When using the fakeroot function (--fakeroot) in Apptainer, the libc version must match between the host and container because Apptainer uses the host's fakeroot as a bindmap.
If the host's libc library is newer than the corresponding library in the container, the fakeroot command may output an error that the GLIBC version is missing. ( Reference:Fakeroot feature )
Example :

/.singularity.d/libs/faked: /lib/x86_64-linux-gnu/libc.so.6: version`GLIBC_2.33' not found (required by /.singularity.d/libs/faked)

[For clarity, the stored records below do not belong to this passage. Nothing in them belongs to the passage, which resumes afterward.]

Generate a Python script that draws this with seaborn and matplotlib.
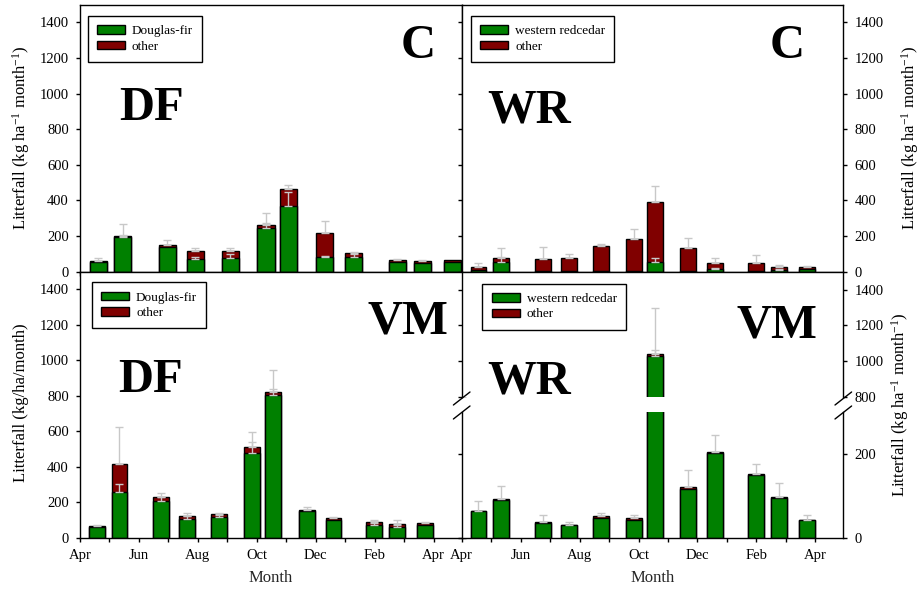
import numpy as np
import matplotlib
matplotlib.use("Agg")
import matplotlib.pyplot as plt
from matplotlib.patches import Patch
from matplotlib.lines import Line2D
import seaborn as sns

# Collection dates, expressed in months after 1 April
collection = [0.57, 1.34, 2.75, 3.63, 4.72, 5.85, 6.55, 7.69, 8.60, 9.98, 10.76, 11.72]
month_labels = ["Apr", "Jun", "Aug", "Oct", "Dec", "Feb", "Apr"]
y_ticks = [0, 200, 400, 600, 800, 1000, 1200, 1400]

# Control stand (C), Douglas-fir plots
c_df_fir = [56, 193, 140, 69, 75, 243, 369, 80, 80, 56, 49, 56]
c_df_total = [60, 198, 150, 116, 118, 262, 462, 219, 105, 66, 58, 66]
c_df_fir_se = [np.nan, 12, np.nan, 15, 24, 28, 77, 8, 19, np.nan, np.nan, np.nan]
c_df_total_se = [15, 68, 28, 15, 13, 66, 25, 66, 5, 5, 6, np.nan]

# Control stand (C), western redcedar plots
c_wr_cedar = [9, 52, 2, 2, 2, 2, 56, 3, 13, 3, 9, 13]
c_wr_total = [28, 75, 71, 75, 144, 182, 390, 131, 47, 47, 24, 26]
c_wr_cedar_se = [np.nan, 28, np.nan, np.nan, np.nan, np.nan, 23, np.nan, 6, np.nan, 4, np.nan]
c_wr_total_se = [19, 56, 66, 24, 11, 56, 93, 56, 32, 45, 13, 8]

# Variable-retention stand (VM), Douglas-fir plots
vm_df_fir = [61, 256, 207, 107, 117, 478, 802, 150, 102, 74, 61, 70]
vm_df_total = [67, 413, 230, 124, 135, 509, 824, 157, 113, 91, 80, 83]
vm_df_fir_se = [np.nan, 46, 21, 15, 13, 61, 37, np.nan, np.nan, 9, 9, np.nan]
vm_df_total_se = [7, 213, 22, 17, 6, 85, 120, 15, 6, 11, 22, 6]

# Variable-retention stand (VM), western redcedar plots
vm_wr_cedar = [63, 90, 36, 31, 46, 41, 1026, 116, 201, 149, 94, 42]
vm_wr_total = [63, 92, 38, 31, 51, 46, 1041, 120, 204, 151, 96, 42]
vm_wr_cedar_se = [np.nan, np.nan, np.nan, np.nan, np.nan, np.nan, 34, np.nan, np.nan, np.nan, np.nan, np.nan]
vm_wr_total_se = [24, 30, 15, 7, 9, 8, 256, 41, 41, 24, 34, 12]

GREEN = "#008000"
RED = "#800000"
ERR = "#c8c8c8"
BAR_WIDTH = 0.54  # months

sns.set_style("ticks")
plt.rcParams["font.family"] = ["Liberation Serif", "DejaVu Serif"]
plt.rcParams["mathtext.fontset"] = "custom"
plt.rcParams["mathtext.rm"] = "Liberation Serif"
plt.rcParams["mathtext.it"] = "Liberation Serif:italic"
plt.rcParams["mathtext.bf"] = "Liberation Serif:bold"
plt.rcParams["axes.edgecolor"] = "black"
plt.rcParams["axes.linewidth"] = 1.0
plt.rcParams["xtick.color"] = "black"
plt.rcParams["ytick.color"] = "black"
plt.rcParams["text.color"] = "black"

W, H = 923, 590
fig = plt.figure(figsize=(W / 100, H / 100), dpi=100)


def rect(x0, y0, x1, y1):
    return [x0 / W, 1 - y1 / H, (x1 - x0) / W, (y1 - y0) / H]


def fx(px):
    return px / W


def fy(py):
    return 1 - py / H


ax_tl = fig.add_axes(rect(80, 4.5, 461.7, 271.7))
ax_tr = fig.add_axes(rect(461.7, 4.5, 843.3, 271.7))
ax_bl = fig.add_axes(rect(80, 271.7, 461.7, 537.7))
ax_bru = fig.add_axes(rect(461.7, 271.7, 843.3, 396.7))
ax_brl = fig.add_axes(rect(461.7, 411.7, 843.3, 537.7))


def stacked(ax, lower, total, lower_se, total_se):
    step = np.diff(sorted(collection)).min()
    w = BAR_WIDTH / step
    sns.barplot(x=collection, y=total, native_scale=True, orient="x", width=w,
                color=RED, saturation=1, edgecolor="black", linewidth=1.0,
                errorbar=None, ax=ax)
    sns.barplot(x=collection, y=lower, native_scale=True, orient="x", width=w,
                color=GREEN, saturation=1, edgecolor="black", linewidth=1.0,
                errorbar=None, ax=ax)
    for base, se in ((lower, lower_se), (total, total_se)):
        se = np.asarray(se, dtype=float)
        ok = ~np.isnan(se)
        xs = np.asarray(collection)[ok]
        ys = np.asarray(base, dtype=float)[ok]
        ax.errorbar(xs, ys, yerr=[np.zeros(ok.sum()), se[ok]], fmt="none",
                    ecolor=ERR, elinewidth=1.0, capsize=3, capthick=1.0, zorder=4)


def style_x(ax, xmax, labels):
    ax.set_xlim(0, xmax)
    ax.set_xticks(range(0, 13, 2))
    ax.set_xticks(range(1, 13, 2), minor=True)
    ax.set_xticklabels(month_labels if labels else [])
    ax.tick_params(axis="x", which="both", direction="out", length=3, width=1,
                   bottom=True, top=False, labelbottom=labels, labelsize=10.5, pad=5)
    ax.set_xlabel("")


def style_y(ax, lim, ticks, side):
    ax.set_ylim(*lim)
    ax.set_yticks(ticks)
    ax.tick_params(axis="y", which="both", direction="out", length=3, width=1,
                   left=True, right=True, labelleft=(side == "left"),
                   labelright=(side == "right"), labelsize=10.5, pad=5)
    ax.set_ylabel("")


stacked(ax_tl, c_df_fir, c_df_total, c_df_fir_se, c_df_total_se)
stacked(ax_tr, c_wr_cedar, c_wr_total, c_wr_cedar_se, c_wr_total_se)
stacked(ax_bl, vm_df_fir, vm_df_total, vm_df_fir_se, vm_df_total_se)
stacked(ax_bru, vm_wr_cedar, vm_wr_total, vm_wr_cedar_se, vm_wr_total_se)
stacked(ax_brl, vm_wr_cedar, vm_wr_total, vm_wr_cedar_se, vm_wr_total_se)

style_x(ax_tl, 11.93, False)
style_x(ax_tr, 12.95, False)
style_x(ax_bl, 12.95, True)
style_x(ax_brl, 12.95, True)
style_x(ax_bru, 12.95, False)
ax_bru.tick_params(axis="x", which="both", bottom=False)

style_y(ax_tl, (0, 1500), y_ticks, "left")
style_y(ax_tr, (0, 1500), y_ticks, "right")
style_y(ax_bl, (0, 1500), y_ticks, "left")
style_y(ax_bru, (800, 1500), [800, 1000, 1200, 1400], "right")
style_y(ax_brl, (0, 300), [0, 200], "right")

ax_bru.spines["bottom"].set_visible(False)
ax_brl.spines["top"].set_visible(False)
ax_bl.spines["right"].set_visible(False)

ax_bl.set_xlabel("Month", fontsize=12, labelpad=6)
ax_brl.set_xlabel("Month", fontsize=12, labelpad=6)

# axis titles
fig.text(fx(21.5), fy(137.5), "Litterfall (kg ha$^{-1}$ month$^{-1}$)", rotation=90,
         ha="center", va="center", fontsize=12)
fig.text(fx(21), fy(403), "Litterfall (kg/ha/month)", rotation=90,
         ha="center", va="center", fontsize=12)
fig.text(fx(910), fy(137.5), "Litterfall (kg ha$^{-1}$ month$^{-1}$)", rotation=90,
         ha="center", va="center", fontsize=12)
fig.text(fx(900), fy(405), "Litterfall (kg ha$^{-1}$ month$^{-1}$)", rotation=90,
         ha="center", va="center", fontsize=12)

# stand and species tags
big = dict(fontsize=35, fontweight="bold", ha="center", va="baseline")
fig.text(fx(418), fy(58), "C", **big)
fig.text(fx(786.7), fy(58), "C", **big)
fig.text(fx(151.7), fy(120), "DF", **big)
fig.text(fx(529), fy(123), "WR", **big)
fig.text(fx(151), fy(391.7), "DF", **big)
fig.text(fx(407.5), fy(333), "VM", **big)
fig.text(fx(529.5), fy(393), "WR", **big)
fig.text(fx(776.7), fy(337), "VM", **big)

# legends
def legend(ax, species, anchor):
    handles = [Patch(facecolor=GREEN, edgecolor="black", linewidth=1.0),
               Patch(facecolor=RED, edgecolor="black", linewidth=1.0)]
    leg = ax.legend(handles, [species, "other"], loc="upper left",
                    bbox_to_anchor=anchor, borderaxespad=0, fontsize=9.5,
                    frameon=True, fancybox=False, framealpha=1, edgecolor="black",
                    handlelength=2.15, handleheight=0.62, handletextpad=0.5,
                    labelspacing=0.25, borderpad=0.7)
    leg.get_frame().set_linewidth(1.0)


legend(ax_tl, "Douglas-fir", (0.020, 0.957))
legend(ax_tr, "western redcedar", (0.024, 0.957))
legend(ax_bl, "Douglas-fir", (0.031, 0.960))
legend(ax_bru, "western redcedar", (0.054, 0.902))

# break marks on the split axis
for xc in (461.7, 843.3):
    for yc in (398.5, 412.5):
        fig.add_artist(Line2D([fx(xc - 8.3), fx(xc + 8.3)], [fy(yc + 6.5), fy(yc - 6.5)],
                              color="black", linewidth=1.0))

fig.savefig("out.png", dpi=100)
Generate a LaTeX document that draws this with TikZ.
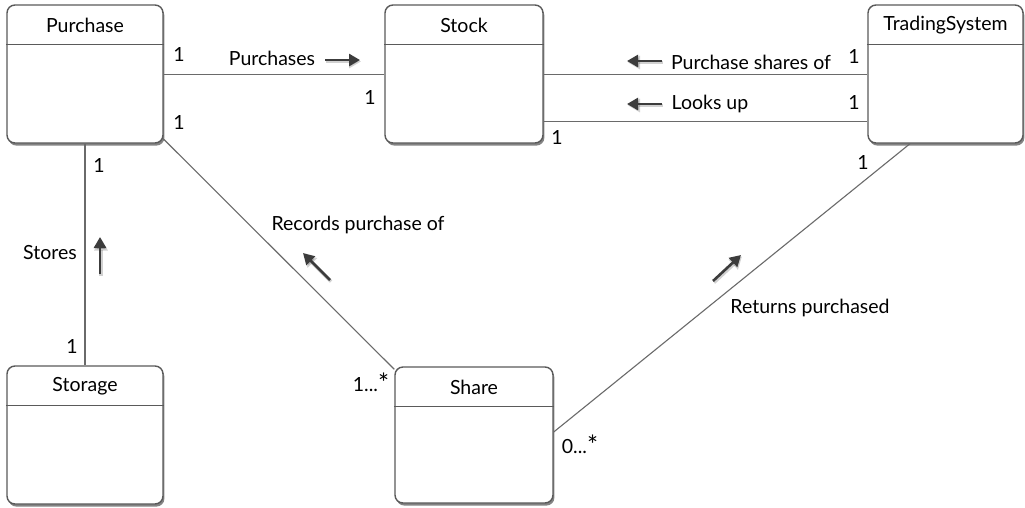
\documentclass[tikz,border=0pt]{standalone}
\usepackage{fontspec}
\setmainfont{Lato}
\usetikzlibrary{shadows,arrows.meta}
\definecolor{boxline}{HTML}{5A5A5A}
\definecolor{connline}{HTML}{6A6A6A}
\definecolor{arrowgray}{HTML}{3C3C3C}
\newcommand{\manystar}{\raisebox{-1.5pt}{\fontsize{26}{26}\selectfont *}}
\tikzset{
  umlbox/.style={draw=boxline, line width=1.4pt, fill=white, rounded corners=8pt,
    minimum width=156pt, minimum height=138pt, inner sep=0pt,
    drop shadow={shadow xshift=1.4pt, shadow yshift=-2.6pt, opacity=0.6, fill=black!80}},
  boxtitle/.style={font=\fontsize{19.5}{22}\selectfont, text=black, inner sep=0pt},
  divider/.style={draw=boxline, line width=1.3pt},
  assoc/.style={draw=connline, line width=1.1pt},
  lbl/.style={font=\fontsize{19.5}{22}\selectfont, text=black, inner sep=0pt},
  mult/.style={font=\fontsize{19.5}{22}\selectfont, text=black, inner sep=0pt},
  dirarrow/.style={draw=arrowgray, line width=2.6pt,
    -{Triangle[length=11pt,width=12pt]}},
  dirshadow/.style={draw=black, opacity=0.18, line width=3.4pt,
    -{Triangle[length=12pt,width=13pt]}},
}
\begin{document}
\begin{tikzpicture}[x=1pt,y=-1pt]
\useasboundingbox[fill=white] (0,0) rectangle (1025,507);

% class boxes
\node[umlbox] (pur)   at (85,74)    {};
\node[umlbox, minimum width=158pt] (stock) at (464,74) {};
\node[umlbox, minimum width=155pt] (trade) at (945.5,74) {};
\node[umlbox] (stor)  at (85,435)   {};
\node[umlbox, minimum width=158pt, minimum height=136pt] (share) at (474,435) {};

% header compartments
\foreach \b in {pur,stock,trade,stor,share}{
  \draw[divider] ([yshift=-40.5pt]\b.north west) -- ([yshift=-40.5pt]\b.north east);
}

% class names
\node[boxtitle] (purT)   at ([yshift=-21pt]pur.north)   {Purchase};
\node[boxtitle] (stockT) at ([yshift=-21pt]stock.north) {Stock};
\node[boxtitle] (tradeT) at ([yshift=-21pt]trade.north) {TradingSystem};
\node[boxtitle] (storT)  at ([yshift=-21pt]stor.north)  {Storage};
\node[boxtitle] (shareT) at ([yshift=-21pt]share.north) {Share};

% associations
\draw[assoc] ([yshift=-70pt]pur.north east) -- ([yshift=-70pt]stock.north west);
\draw[assoc] ([yshift=-70pt]stock.north east) -- ([yshift=-70pt]trade.north west);
\draw[assoc] ([yshift=-117pt]stock.north east) -- ([yshift=-117pt]trade.north west);
\draw[assoc] (pur.south) -- (stor.north);
\draw[assoc] ([xshift=-0.5pt,yshift=5pt]pur.south east) -- ([yshift=-3pt]share.north west);
\draw[assoc] ([xshift=-35.5pt]trade.south) -- ([yshift=3pt]share.east);

% association names
\node[lbl] (lPurch)  at (272,58)  {Purchases};
\node[lbl] (lShares) at (751,62)  {Purchase shares of};
\node[lbl] (lLooks)  at (710,104) {Looks up};
\node[lbl] (lStores) at (50,253)  {Stores};
\node[lbl] (lRecord) at (358,225) {Records purchase of};
\node[lbl] (lReturn) at (810,308) {Returns purchased};

% reading-direction arrows (with a faint shadow)
\foreach \xa/\ya/\xb/\yb in {325/60/360/60, 662/61/627/61, 662/104/627/104,
                             100/274/100/237, 330/280/303/253, 713/281/741/255}{
  \draw[dirshadow] (\xa+1,\ya+1.5) -- (\xb+1,\yb+1.5);
  \draw[dirarrow] (\xa,\ya) -- (\xb,\yb);
}

% multiplicities
\node[mult] (m1) at (179,54)  {1};
\node[mult] (m2) at (370,97)  {1};
\node[mult] (m3) at (179,122) {1};
\node[mult] (m4) at (854,56)  {1};
\node[mult] (m5) at (854,102) {1};
\node[mult] (m6) at (557,137) {1};
\node[mult] (m7) at (863,162) {1};
\node[mult] (m8) at (99,165)  {1};
\node[mult] (m9) at (72,346)  {1};
\node[mult] (m10) at (371,383) {1...\manystar};
\node[mult] (m11) at (580,445) {0...\manystar};
\end{tikzpicture}
\end{document}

/.singularity.d/libs/faked: /lib/x86_64-linux-gnu/libc.so.6: version`GLIBC_2.34' not found (required by /.singularity.d/libs/faked)
fakeroot: error while starting the `faked' daemon.
/.singularity.d/libs/fakeroot: 1: kill: Usage: kill [-s sigspec | -signum |-sigspec] [pid | job]... or
kill -l [exitstatus]

If the above error occurs, recreate the container so that the libc library versions of the host and container match.
A compatibility library is available to workaround this issue, though it is provided as an experimental service and thus unsupported.